Fire safety policy
What's a fire safety policy and when do you need it?
All businesses should have a fire safety policy in place and appoint the right individuals for specific roles. It’s especially important to have a responsible person who can delegate responsibility to the fire marshall(s).
As an employer, you're responsible for those that are on your site (for example, you may have a sign-in system for people visiting you).
You should be doing all you can to make sure those who are on your premises are safe (even if they aren’t your employees).
The steps that you take to achieve this will depend on the environment that you work in.
You do not need to give your fire safety policy contractual status in any employment (or equivalent engagement) contract that you put in place, but you should ideally reference it in that contract.

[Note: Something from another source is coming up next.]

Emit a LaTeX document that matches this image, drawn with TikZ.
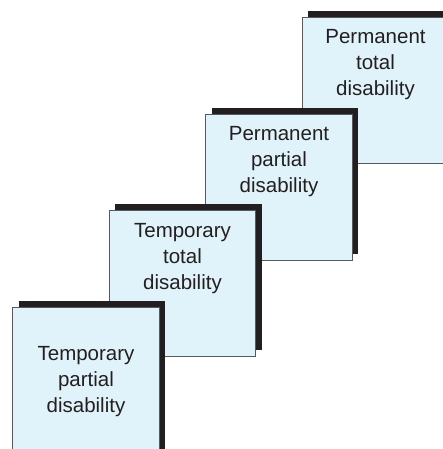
\documentclass[tikz,border=0pt]{standalone}
\usepackage{fontspec}
\setmainfont{Liberation Sans}
\usetikzlibrary{shadows}
\definecolor{boxfill}{HTML}{E0F3FB}
\definecolor{boxline}{HTML}{58595B}
\definecolor{shadowc}{HTML}{231F20}
\definecolor{textc}{HTML}{231F20}
\begin{document}
\begin{tikzpicture}[x=1pt,y=-1pt,
  stepbox/.style={draw=boxline, line width=0.8pt, fill=boxfill,
    minimum width=146.5pt, minimum height=146pt, inner sep=0pt,
    general shadow={fill=shadowc, shadow xshift=6pt, shadow yshift=6pt}},
  label/.style={align=center, text=textc, font=\fontsize{20.5}{26}\selectfont, inner sep=0pt}]
\useasboundingbox (0,0) rectangle (443,449);
\begin{scope}
\clip (0,0) rectangle (443,449);
\node[stepbox] (b1) at (375.5,90) {};
\node[label] (t1) at (375.5,65) {Permanent\\total\\disability};
\node[stepbox] (b2) at (279,187) {};
\node[label] (t2) at (279,162) {Permanent\\partial\\disability};
\node[stepbox] (b3) at (182.5,283) {};
\node[label] (t3) at (182.5,259) {Temporary\\total\\disability};
\node[stepbox, minimum height=156pt] (b4) at (86,385) {};
\node[label] (t4) at (86,382) {Temporary\\partial\\disability};
\end{scope}
\end{tikzpicture}
\end{document}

You should make clear that the staff, individuals or those contracting for you are expected to comply with the policy and that you have the right to update or revise it at your discretion and when you want to.
It’s also important to add that there are consequences for non-compliance. Non-compliance or misconduct at a high level could result in disciplinary procedures for employees.
If you are working with others, whether they are individuals or those contracting on your behalf, they'll also face consequences if they don’t comply with your fire safety measures. This will be handled under the terms of your contractual relationship with them.
Although some aspects of this policy might not seem that immediately relevant to your business, if, for example, you are a sole director with no employees and therefore no managers – this policy will need to grow with your business.
And, rather than having to keep updating it, our expert partners recommend that you maintain this drafting to cover your position and to provide you with the right guidance as you grow.